Humboldt-Universität zu Berlin - Kultur-, Sozial- und Bildungswissenschaftliche Fakultät - Institut für Asien- und Afrikawissenschaften

13.01.2022 BCCN Lecture "The dynamics of popular protests in China" by Chih-Jou Jay Chen

BCCN Lecture Series Poster CHIH-JOU JAY CHEN.jp2

 

This lecture is the fifth of a total of seven lectures in the BCCN Lecture Series, Winter Term 2021/22

 

This lecture will show the trends and characteristics of popular protests in China, drawing evidence from a database the author built by collecting more than 12,000 news stories on China’s mass protests from 2000 to 2019. The data present the ups and downs of China’s social protests over the past two decades, showing that social protest in China has been diffused widely throughout different social groups and has covered a vast variety of issues across a wide geographical area.

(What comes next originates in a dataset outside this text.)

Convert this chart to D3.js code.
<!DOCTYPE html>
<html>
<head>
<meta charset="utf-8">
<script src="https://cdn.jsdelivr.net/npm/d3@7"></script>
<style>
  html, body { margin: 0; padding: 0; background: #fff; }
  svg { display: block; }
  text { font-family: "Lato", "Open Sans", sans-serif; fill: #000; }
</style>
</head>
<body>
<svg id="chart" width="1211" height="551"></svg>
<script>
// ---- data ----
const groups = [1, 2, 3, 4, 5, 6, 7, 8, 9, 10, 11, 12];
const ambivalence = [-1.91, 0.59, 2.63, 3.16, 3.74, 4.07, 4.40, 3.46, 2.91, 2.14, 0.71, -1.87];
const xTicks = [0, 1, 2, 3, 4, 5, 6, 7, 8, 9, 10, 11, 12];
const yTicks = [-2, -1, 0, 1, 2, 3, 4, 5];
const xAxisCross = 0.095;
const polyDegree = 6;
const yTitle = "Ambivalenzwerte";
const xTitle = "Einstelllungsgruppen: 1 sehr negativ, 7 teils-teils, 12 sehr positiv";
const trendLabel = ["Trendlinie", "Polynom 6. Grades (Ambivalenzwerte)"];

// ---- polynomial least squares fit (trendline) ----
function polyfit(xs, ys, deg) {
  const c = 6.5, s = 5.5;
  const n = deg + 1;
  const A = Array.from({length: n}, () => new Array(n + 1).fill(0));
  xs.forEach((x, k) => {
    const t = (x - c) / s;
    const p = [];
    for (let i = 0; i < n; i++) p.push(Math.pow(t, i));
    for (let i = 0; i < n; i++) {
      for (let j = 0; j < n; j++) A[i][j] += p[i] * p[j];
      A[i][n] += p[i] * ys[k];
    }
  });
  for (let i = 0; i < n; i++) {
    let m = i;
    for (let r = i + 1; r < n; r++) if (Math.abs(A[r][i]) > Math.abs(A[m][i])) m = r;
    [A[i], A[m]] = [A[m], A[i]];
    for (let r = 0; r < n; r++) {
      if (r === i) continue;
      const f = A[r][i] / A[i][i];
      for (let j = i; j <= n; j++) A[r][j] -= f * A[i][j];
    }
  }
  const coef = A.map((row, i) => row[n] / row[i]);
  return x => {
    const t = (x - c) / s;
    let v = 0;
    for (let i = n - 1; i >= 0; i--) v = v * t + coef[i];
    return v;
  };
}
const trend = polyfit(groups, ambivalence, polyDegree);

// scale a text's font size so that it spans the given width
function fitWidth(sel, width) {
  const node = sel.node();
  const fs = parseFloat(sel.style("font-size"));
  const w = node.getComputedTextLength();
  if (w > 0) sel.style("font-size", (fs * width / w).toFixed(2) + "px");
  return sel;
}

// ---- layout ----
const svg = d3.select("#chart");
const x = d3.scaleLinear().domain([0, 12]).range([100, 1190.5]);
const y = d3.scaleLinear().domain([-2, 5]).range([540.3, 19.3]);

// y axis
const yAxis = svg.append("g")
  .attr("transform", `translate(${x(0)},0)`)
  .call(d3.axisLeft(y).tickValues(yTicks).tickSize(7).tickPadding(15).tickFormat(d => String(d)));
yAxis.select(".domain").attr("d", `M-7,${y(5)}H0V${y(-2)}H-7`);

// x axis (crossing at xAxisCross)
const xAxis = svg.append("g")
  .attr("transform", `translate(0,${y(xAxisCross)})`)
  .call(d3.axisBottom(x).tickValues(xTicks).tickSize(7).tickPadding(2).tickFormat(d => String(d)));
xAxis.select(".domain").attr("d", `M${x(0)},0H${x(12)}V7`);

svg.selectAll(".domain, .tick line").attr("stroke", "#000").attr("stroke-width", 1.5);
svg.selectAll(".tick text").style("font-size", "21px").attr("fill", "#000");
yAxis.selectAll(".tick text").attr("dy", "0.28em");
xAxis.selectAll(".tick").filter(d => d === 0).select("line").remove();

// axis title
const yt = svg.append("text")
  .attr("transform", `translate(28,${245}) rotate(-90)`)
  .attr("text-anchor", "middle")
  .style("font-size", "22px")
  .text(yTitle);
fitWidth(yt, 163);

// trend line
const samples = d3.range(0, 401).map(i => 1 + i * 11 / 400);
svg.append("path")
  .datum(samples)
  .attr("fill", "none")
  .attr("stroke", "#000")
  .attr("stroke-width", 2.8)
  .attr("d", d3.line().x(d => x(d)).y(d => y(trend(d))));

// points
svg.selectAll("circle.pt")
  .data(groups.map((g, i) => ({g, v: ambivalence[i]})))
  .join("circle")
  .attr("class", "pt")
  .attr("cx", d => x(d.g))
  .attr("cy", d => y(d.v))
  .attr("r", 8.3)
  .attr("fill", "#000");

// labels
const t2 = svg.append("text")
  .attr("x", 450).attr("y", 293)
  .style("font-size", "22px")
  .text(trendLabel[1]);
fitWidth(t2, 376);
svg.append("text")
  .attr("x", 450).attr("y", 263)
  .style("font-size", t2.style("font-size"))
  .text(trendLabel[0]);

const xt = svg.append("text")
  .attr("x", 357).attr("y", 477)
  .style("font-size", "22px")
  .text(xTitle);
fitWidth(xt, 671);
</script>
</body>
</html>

However, despite the trend of subsiding protests after the mid-2010s, the Chinese state has a lower capacity to channel popular protests into institutionalized forms as in democratic polities. Under Xi Jinping’s rule in 2013-21, the regime has been relying on increasing surveillance and repression to squash protest activities. This study concludes that the dynamics of social protests in China are contingent on its state-society relations in Xi Jinping’s totalitarian regime.

 

Chih-Jou Jay Chen is Director and Professor at the Institute of Sociology, Academia Sinica, Taiwan. He is the former president of the Taiwanese Sociological Association (2018–2019) and a member of Executive Committee, International Sociological Association (2018–2023).